[Aim]: In the listing that follows, retype every line from the first through the one containing "import numpy as np". Pictures are to be left out.

[Supplied information]:
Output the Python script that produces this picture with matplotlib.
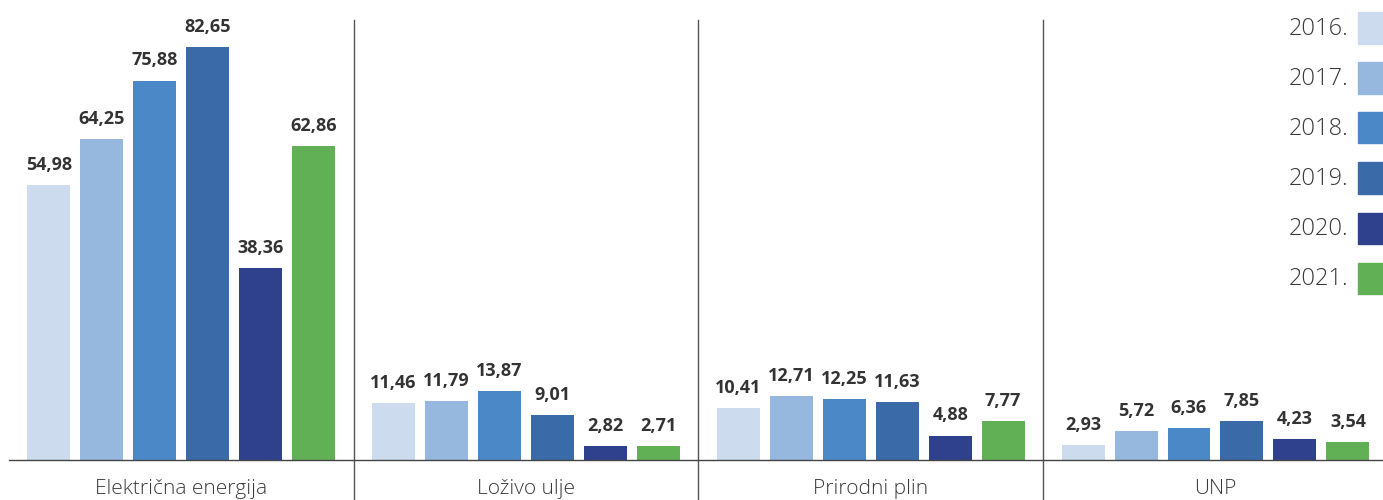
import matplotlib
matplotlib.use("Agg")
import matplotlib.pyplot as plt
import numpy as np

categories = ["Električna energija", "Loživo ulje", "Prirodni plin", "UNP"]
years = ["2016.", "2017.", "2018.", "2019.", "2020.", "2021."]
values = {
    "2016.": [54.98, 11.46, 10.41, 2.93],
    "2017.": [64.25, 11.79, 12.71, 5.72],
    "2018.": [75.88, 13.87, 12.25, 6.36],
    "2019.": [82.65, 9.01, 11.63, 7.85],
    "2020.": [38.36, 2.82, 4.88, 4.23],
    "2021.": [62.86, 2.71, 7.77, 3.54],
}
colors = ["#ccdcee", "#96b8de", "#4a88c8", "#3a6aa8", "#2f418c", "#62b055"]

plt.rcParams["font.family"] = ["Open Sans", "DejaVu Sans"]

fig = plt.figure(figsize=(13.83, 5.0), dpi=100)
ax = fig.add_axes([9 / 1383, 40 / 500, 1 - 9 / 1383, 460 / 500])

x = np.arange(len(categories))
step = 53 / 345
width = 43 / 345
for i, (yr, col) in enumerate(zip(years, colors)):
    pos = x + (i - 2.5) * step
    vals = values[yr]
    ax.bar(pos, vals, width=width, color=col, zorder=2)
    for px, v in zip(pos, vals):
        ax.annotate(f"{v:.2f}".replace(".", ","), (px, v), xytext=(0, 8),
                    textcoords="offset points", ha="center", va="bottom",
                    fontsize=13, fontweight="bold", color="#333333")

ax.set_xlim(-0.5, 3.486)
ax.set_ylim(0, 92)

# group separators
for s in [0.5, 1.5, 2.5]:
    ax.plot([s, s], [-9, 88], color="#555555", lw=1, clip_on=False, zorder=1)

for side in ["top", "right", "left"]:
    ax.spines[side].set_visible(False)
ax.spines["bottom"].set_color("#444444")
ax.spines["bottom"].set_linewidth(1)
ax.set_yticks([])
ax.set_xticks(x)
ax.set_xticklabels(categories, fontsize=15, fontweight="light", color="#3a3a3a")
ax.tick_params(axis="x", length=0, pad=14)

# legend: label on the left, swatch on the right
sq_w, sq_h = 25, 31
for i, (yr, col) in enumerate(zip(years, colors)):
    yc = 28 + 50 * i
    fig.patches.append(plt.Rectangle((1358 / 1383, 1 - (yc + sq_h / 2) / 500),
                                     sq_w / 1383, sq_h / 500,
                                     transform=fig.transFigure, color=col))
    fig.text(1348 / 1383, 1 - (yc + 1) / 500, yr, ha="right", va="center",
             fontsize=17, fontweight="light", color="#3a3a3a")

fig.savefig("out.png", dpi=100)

[Task response]:
Output the Python script that produces this picture with matplotlib.
import matplotlib
matplotlib.use("Agg")
import matplotlib.pyplot as plt
import numpy as np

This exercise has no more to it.